■ **DATA FOR THIS TASK**:
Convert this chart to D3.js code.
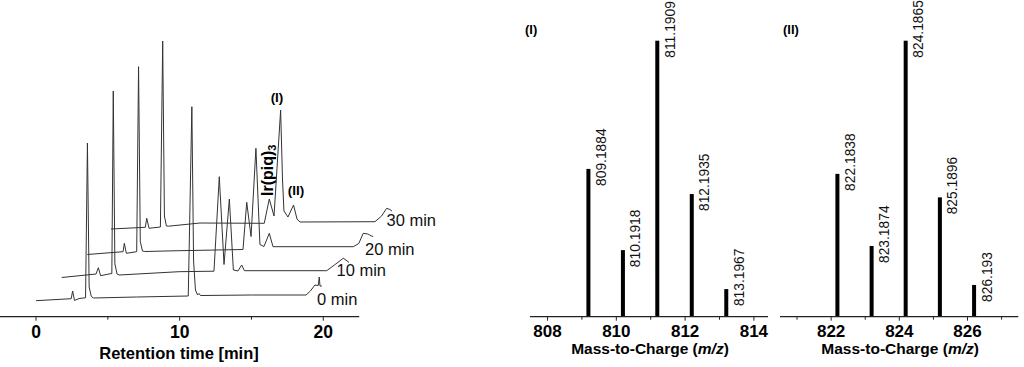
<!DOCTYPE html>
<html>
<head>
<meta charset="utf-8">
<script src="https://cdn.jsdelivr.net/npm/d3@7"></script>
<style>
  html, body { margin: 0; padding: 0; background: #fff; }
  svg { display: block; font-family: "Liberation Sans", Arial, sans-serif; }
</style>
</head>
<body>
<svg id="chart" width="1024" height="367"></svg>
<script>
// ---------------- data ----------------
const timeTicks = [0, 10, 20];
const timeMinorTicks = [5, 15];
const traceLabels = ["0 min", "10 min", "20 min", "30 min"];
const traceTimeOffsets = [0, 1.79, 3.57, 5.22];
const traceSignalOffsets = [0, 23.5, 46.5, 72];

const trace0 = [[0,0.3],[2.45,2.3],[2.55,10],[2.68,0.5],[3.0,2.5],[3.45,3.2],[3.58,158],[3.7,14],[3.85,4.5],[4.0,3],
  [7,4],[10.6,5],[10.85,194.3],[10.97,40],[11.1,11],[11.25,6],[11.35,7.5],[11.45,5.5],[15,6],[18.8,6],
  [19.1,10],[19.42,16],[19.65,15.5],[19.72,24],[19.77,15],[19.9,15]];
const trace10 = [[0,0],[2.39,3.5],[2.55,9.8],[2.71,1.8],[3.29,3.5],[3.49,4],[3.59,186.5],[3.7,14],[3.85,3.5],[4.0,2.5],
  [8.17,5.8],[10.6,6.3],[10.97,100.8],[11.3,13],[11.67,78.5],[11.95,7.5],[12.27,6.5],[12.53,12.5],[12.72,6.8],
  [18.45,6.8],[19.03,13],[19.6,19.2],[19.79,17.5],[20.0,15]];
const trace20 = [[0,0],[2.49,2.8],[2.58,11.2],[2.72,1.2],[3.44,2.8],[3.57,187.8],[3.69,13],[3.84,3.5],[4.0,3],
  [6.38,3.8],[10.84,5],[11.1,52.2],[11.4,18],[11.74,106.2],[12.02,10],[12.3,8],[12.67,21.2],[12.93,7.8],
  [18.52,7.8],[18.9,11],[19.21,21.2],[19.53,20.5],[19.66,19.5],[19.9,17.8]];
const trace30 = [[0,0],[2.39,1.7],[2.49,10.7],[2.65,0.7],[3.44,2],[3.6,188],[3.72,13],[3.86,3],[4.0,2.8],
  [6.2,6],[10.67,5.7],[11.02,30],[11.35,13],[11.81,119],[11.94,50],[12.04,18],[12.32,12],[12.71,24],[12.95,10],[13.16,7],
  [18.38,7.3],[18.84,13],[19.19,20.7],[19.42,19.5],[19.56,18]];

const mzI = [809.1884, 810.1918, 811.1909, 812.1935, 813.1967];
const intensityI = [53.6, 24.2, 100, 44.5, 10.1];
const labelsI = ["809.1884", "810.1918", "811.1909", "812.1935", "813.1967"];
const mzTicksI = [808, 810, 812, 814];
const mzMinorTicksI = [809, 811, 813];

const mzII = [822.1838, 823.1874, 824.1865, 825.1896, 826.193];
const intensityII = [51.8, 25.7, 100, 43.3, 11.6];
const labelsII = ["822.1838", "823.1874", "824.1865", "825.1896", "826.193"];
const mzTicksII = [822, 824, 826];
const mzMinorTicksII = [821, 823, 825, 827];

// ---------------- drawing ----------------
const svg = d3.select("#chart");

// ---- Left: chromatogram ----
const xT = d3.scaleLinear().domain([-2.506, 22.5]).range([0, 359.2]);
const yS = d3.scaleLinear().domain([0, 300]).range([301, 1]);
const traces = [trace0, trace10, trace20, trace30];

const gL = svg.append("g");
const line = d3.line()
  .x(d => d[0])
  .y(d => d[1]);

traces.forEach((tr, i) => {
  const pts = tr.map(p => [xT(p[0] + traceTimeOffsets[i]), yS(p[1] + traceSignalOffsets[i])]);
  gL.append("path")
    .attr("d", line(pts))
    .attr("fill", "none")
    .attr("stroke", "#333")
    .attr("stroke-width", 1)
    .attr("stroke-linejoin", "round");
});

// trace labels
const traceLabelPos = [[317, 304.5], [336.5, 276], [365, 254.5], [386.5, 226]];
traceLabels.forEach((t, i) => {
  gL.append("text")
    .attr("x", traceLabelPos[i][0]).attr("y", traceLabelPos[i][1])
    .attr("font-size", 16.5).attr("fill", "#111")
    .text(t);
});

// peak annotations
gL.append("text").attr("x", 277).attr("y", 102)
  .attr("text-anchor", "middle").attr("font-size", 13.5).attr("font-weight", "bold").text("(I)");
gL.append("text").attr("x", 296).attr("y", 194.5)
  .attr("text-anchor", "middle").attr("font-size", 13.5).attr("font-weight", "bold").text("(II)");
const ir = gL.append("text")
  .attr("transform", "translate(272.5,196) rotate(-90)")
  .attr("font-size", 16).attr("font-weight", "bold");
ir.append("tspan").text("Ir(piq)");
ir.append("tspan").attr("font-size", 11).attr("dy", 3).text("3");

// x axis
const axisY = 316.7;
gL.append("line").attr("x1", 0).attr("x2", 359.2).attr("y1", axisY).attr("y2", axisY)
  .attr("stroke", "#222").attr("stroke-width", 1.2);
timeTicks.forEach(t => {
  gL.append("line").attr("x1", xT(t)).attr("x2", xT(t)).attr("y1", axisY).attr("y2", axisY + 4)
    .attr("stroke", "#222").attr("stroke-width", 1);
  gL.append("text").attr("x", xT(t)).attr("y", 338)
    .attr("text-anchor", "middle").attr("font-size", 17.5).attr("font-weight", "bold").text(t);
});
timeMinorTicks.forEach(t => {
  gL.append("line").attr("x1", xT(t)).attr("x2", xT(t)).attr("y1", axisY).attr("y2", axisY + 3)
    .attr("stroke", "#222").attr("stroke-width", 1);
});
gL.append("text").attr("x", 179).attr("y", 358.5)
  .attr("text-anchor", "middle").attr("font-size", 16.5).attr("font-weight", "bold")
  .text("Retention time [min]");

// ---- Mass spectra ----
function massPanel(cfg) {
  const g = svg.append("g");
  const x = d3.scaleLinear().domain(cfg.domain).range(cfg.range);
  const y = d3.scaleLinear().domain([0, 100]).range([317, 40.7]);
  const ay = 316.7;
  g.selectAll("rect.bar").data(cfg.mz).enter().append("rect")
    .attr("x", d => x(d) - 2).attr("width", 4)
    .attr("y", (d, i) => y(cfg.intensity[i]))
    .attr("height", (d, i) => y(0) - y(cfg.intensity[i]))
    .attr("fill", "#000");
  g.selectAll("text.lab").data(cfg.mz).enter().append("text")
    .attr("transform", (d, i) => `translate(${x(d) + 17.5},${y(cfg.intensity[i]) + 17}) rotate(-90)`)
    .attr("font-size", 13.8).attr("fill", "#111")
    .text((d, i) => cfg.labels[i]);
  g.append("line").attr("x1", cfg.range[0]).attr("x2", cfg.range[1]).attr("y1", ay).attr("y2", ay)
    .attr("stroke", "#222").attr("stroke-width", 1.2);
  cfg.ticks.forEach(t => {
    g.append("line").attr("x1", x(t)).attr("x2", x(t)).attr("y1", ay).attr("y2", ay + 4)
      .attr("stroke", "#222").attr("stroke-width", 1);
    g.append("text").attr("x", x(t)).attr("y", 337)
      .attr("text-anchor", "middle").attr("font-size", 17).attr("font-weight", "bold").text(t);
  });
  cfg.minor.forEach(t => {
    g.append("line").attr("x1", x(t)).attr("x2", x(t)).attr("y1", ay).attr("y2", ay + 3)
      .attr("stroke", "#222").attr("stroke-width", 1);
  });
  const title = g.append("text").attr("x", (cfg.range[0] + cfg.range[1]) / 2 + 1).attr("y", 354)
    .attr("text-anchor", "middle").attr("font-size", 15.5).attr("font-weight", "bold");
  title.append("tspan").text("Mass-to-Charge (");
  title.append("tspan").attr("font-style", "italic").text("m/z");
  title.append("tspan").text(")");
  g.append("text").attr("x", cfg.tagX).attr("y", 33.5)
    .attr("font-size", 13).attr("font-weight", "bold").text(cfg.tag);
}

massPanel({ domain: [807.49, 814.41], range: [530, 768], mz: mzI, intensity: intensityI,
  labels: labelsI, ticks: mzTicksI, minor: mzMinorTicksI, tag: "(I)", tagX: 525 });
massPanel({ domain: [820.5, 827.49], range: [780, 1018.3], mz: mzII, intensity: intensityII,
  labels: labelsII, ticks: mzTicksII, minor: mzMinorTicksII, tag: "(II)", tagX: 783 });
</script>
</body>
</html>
* * *
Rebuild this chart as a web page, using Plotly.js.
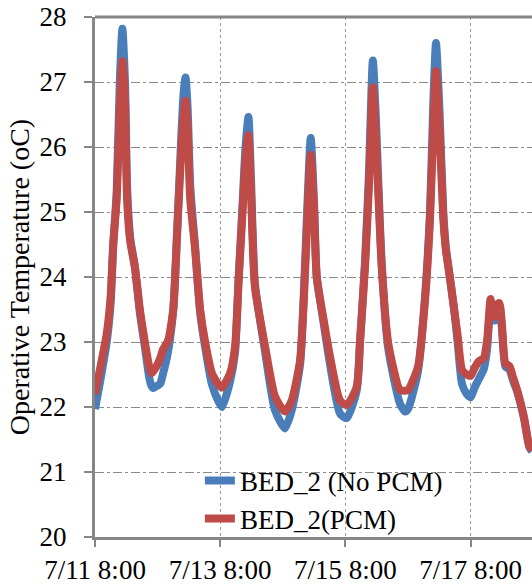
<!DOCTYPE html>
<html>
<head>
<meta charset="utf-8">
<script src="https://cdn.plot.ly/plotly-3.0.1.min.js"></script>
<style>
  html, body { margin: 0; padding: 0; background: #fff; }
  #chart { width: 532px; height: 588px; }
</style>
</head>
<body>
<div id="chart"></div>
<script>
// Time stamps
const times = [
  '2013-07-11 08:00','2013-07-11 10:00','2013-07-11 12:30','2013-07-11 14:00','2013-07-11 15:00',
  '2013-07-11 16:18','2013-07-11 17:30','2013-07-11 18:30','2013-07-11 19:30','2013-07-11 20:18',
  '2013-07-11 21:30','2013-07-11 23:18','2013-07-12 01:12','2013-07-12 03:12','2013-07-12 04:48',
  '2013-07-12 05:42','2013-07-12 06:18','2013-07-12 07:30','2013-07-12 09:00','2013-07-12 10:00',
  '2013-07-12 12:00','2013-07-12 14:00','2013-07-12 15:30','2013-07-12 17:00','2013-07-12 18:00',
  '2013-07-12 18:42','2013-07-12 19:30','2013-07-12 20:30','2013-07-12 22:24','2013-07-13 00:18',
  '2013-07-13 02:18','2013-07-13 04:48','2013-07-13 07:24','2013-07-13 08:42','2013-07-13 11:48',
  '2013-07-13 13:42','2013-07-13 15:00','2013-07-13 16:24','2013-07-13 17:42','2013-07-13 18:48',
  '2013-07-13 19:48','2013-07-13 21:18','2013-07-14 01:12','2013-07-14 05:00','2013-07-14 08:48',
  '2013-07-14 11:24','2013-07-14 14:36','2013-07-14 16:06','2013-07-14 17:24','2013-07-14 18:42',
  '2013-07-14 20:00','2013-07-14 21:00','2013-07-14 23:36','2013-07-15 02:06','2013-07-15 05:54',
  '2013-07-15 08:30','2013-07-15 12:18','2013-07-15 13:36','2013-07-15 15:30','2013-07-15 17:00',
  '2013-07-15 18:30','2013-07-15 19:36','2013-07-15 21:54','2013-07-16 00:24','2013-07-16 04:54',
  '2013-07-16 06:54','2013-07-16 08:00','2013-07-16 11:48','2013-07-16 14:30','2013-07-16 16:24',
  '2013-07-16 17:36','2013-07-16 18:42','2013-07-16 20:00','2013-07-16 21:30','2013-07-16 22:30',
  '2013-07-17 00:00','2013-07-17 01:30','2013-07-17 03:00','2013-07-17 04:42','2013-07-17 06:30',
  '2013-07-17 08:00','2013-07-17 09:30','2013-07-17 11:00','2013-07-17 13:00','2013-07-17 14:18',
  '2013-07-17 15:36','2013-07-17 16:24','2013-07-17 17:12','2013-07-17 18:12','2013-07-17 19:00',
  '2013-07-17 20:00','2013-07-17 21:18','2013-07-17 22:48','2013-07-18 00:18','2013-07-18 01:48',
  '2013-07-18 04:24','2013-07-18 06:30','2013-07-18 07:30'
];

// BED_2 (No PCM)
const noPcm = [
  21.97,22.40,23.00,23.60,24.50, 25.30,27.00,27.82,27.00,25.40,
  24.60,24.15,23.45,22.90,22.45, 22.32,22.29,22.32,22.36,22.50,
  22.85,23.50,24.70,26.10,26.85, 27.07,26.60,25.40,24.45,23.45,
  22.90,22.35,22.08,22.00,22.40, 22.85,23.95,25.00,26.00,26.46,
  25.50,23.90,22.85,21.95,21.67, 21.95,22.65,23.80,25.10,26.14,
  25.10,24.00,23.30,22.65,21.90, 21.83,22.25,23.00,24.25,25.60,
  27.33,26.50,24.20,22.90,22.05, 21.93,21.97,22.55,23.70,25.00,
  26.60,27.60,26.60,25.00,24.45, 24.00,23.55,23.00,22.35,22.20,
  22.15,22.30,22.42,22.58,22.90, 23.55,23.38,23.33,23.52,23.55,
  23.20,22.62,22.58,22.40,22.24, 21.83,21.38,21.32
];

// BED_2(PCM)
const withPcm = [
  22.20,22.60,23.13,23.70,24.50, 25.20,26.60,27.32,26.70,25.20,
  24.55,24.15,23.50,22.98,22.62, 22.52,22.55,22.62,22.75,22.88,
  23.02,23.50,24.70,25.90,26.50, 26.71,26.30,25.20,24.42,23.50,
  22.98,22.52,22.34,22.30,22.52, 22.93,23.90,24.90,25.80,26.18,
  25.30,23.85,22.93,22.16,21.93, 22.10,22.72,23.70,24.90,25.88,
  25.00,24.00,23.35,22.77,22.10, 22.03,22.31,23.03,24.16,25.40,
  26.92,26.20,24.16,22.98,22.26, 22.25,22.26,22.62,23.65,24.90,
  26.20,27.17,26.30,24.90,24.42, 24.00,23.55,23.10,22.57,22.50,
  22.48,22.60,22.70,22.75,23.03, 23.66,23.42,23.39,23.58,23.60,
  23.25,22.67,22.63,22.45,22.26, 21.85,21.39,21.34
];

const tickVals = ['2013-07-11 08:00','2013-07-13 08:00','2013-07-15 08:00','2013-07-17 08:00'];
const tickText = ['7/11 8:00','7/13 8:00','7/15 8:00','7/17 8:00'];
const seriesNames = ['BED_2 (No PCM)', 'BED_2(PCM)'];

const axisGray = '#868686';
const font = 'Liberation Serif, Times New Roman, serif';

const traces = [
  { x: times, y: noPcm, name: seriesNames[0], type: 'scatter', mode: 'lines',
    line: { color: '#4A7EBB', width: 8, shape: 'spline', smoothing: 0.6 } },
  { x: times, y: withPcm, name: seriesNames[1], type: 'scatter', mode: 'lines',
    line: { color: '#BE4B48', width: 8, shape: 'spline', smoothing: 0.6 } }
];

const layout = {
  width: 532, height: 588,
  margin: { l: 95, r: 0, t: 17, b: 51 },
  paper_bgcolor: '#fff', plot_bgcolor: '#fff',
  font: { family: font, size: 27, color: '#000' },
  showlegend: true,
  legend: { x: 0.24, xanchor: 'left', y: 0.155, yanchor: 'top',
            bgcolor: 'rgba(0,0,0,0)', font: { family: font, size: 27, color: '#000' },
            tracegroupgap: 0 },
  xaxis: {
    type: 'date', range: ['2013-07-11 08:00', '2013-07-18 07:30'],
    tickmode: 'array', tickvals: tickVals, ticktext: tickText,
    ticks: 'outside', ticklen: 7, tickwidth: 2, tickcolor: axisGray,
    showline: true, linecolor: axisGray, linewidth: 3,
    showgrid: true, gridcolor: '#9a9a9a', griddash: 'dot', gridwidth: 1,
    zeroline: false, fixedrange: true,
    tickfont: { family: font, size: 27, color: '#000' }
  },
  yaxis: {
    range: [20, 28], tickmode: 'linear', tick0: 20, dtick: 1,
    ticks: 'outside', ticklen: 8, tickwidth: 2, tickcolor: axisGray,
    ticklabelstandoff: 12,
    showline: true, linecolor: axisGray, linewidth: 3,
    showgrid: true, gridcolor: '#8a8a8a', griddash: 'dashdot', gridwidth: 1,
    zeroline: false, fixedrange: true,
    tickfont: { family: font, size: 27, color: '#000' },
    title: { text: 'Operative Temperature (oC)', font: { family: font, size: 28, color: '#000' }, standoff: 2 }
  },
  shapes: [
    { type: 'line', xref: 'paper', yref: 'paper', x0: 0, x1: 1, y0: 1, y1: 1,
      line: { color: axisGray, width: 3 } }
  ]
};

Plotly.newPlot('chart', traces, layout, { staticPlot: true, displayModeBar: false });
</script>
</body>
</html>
* * *
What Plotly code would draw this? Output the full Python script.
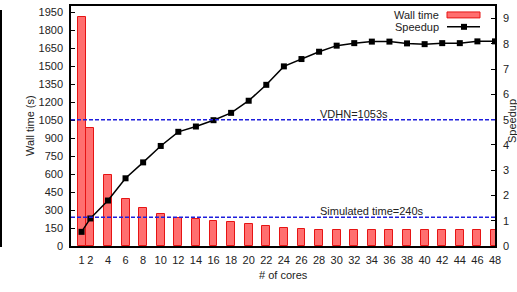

■ **STATED TASK**: What is the number of lines in the data that hold the word "code"? Reply with that number and nothing else.

■ **EXERCISE RESPONSE**: 2